The World Bank extended a Sh6 billion loan to pay off the sacked workers. But, despite all these concessions, Mr Puffet turned up with an empty pocket on November 1.
According to experts who have been involved in such deals, it would have been possible to detect that Mr Puffet did not have money right from the start if the due diligence conducted was thorough and if the Treasury had demanded for guarantees that the money is available.
To save the situation, the governments and the International Finance Corporation (IFC), which is owned by the World Bank, hastily amended the contracts by introducing two legal devices that would enable Mr Puffet to raise the money required in 30 days before he could be handed over the railway.
Mr Puffet and his financial adviser from PWC, Mr Vishal Agarwal, started by knocking on the usual doors looking for the cash at firms such as major private equity shops and investment houses, but many could not touch the deal — despite the world then being awash with excess money — because either the window to close the deal was too short, or they were put off by the political risk and the shareholding squabbles that plagued Rift Valley Railways (RVR).
One commonly hears statements like the “Kenyan economy is bigger than Tanzania’s and Uganda’s combined.” Yes, but that was 20 years ago.
Kenya’s gross domestic product in 1990 was $11 billion.
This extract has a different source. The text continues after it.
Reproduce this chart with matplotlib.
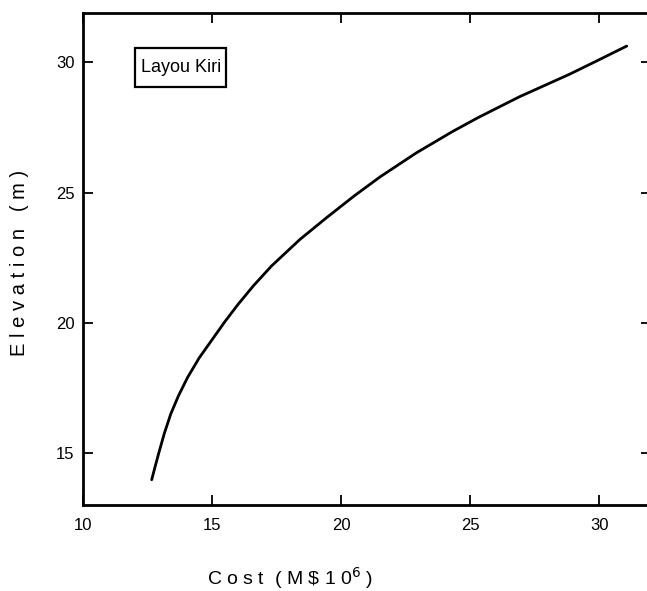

Tanzania’s was $5.4 billion, and Uganda’s $4.03 billion. Kenya’s economy then was bigger than Tanzania and Uganda combined; twice that of Tanzania, and nearly three times Uganda’s.
By 2008, Kenya’s GDP was $31 billion. However Tanzania’s was $21 billion, and Uganda’s $15.8 billion. It’s no longer bigger than Tanzania’s and Uganda’s combined; it is not double that of Tanzania; nor is it three times bigger than Uganda’s. Indeed, depending on the GDP figures you look at in three or so years, Tanzania could be East Africa’s largest economy.
The story of the past 20 years in East Africa, therefore, is not how large Kenya’s economy is compared with those of its neighbours, but rather how much the others have closed the gap.
Something I missed in the Committee of Experts draft Constitution: provision that would eliminate portaits of individuals from currency and coins (in other words Kenyatta and Moi–and no new Kibaki money to come). Said to be first recent effort at enacting such a law globally. (Strikes me as a great idea–subject to wise phase in. Maybe next there could be a radical move like taking down the picture of the president in the dry cleaners, the book shop, the cafe, etc. . . . )
New Kenyan Media–Kenya Today “Breaking News 24/7” on the web. CEO is Jerry Okungu. Congrats and good luck!
More confusion–BBC News reports that Kenyan authorities reported that “Jamaican Hate Cleric” al-Fairsal had once again been expelled and had departed for Jamaica. Or maybe he hasn’t left the country after all.
In case you were wondering, the 2009 UN Human Development Index rankings for Kenya and Haiti (using 2007 data) are 147 and 149, respectively, separated by Papua New Guinea (see the link at Studies and Reports in the column at right). Very different places, but a point of reference nonetheless.